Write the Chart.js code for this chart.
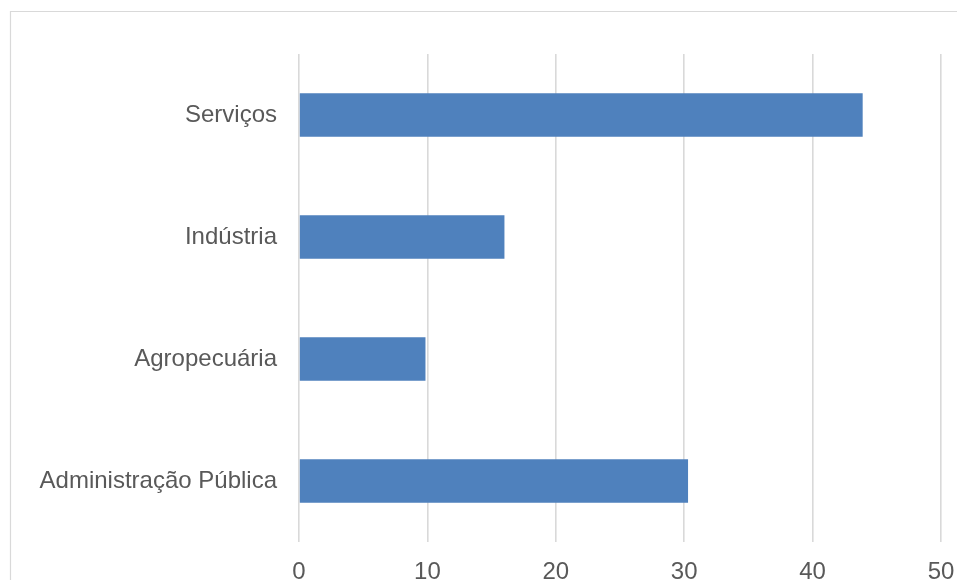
...
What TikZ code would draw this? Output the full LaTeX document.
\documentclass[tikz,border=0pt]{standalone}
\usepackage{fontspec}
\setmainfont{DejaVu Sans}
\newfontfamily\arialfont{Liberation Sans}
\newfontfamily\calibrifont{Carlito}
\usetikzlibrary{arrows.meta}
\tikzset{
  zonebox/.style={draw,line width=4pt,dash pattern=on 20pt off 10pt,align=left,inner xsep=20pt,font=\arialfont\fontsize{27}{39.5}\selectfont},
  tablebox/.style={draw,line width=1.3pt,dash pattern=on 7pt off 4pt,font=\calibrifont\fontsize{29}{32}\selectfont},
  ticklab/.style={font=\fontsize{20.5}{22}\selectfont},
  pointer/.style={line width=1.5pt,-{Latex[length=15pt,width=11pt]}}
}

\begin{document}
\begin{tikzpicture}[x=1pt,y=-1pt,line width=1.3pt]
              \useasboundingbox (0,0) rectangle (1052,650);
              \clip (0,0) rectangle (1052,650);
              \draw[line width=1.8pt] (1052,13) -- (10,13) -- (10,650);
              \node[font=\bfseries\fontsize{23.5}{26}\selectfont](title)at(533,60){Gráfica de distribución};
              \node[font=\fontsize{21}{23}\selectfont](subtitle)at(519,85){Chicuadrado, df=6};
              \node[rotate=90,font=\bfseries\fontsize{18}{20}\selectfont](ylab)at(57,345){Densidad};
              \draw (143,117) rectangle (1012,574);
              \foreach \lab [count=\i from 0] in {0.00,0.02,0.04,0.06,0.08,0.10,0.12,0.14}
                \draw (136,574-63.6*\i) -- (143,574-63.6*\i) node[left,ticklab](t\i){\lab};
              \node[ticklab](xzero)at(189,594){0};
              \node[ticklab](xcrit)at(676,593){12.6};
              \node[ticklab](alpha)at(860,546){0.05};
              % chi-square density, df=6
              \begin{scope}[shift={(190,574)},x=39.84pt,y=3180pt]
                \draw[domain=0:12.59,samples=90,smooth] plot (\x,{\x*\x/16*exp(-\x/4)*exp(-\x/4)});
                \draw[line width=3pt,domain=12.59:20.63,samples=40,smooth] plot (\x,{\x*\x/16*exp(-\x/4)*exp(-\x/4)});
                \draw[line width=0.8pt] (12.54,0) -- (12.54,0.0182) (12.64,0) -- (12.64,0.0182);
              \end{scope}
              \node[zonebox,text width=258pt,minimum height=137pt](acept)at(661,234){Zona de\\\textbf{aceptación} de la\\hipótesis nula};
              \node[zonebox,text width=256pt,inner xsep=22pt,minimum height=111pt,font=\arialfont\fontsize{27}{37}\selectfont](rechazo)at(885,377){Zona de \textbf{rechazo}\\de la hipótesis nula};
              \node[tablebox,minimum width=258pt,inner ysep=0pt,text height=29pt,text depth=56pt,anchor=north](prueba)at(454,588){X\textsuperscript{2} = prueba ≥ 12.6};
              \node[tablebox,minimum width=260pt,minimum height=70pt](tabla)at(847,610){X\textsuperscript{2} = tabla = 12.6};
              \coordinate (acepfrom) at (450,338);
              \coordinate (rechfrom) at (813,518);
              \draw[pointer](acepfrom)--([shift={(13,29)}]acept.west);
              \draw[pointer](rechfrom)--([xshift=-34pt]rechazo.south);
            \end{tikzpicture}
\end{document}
* * *
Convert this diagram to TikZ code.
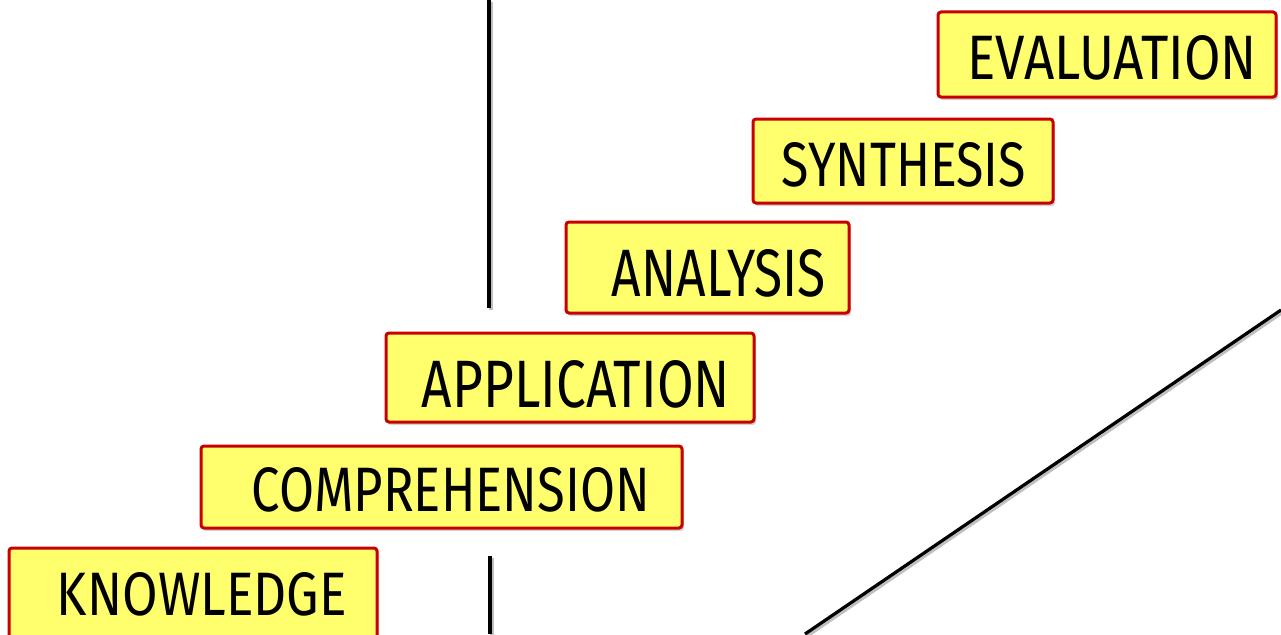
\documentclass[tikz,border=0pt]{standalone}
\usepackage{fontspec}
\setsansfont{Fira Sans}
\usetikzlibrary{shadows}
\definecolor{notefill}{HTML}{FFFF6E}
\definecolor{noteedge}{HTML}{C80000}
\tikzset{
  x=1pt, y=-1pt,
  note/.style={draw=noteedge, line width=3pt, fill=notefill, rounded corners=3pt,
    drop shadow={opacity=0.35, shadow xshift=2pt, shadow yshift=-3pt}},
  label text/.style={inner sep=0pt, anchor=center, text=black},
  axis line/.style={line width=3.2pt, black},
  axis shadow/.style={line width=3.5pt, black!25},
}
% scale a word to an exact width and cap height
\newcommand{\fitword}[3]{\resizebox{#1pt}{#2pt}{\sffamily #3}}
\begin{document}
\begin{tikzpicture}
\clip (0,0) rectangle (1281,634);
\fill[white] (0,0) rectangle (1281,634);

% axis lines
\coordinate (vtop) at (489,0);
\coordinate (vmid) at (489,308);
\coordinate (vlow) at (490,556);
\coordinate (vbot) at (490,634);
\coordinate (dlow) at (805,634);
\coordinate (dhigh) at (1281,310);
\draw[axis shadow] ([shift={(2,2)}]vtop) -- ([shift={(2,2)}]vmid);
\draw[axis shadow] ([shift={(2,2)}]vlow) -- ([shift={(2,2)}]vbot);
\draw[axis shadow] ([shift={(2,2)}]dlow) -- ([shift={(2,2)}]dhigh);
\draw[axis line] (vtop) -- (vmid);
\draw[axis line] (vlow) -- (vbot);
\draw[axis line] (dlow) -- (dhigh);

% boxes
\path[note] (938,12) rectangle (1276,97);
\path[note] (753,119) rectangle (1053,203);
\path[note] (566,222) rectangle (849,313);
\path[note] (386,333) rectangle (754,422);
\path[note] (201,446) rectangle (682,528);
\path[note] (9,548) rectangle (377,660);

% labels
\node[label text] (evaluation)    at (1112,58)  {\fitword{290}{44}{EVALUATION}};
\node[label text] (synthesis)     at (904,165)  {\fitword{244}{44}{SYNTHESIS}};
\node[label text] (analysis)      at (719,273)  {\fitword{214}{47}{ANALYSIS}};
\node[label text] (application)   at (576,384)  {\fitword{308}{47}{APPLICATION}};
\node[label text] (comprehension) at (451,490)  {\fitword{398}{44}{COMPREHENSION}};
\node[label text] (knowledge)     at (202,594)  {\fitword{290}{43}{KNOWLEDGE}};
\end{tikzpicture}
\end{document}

TASK BRIEF:
Find the word "code" in the entries, and copy every line it shows up in.

TASK ANSWER:
Write the Chart.js code for this chart.
What TikZ code would draw this? Output the full LaTeX document.
Convert this diagram to TikZ code.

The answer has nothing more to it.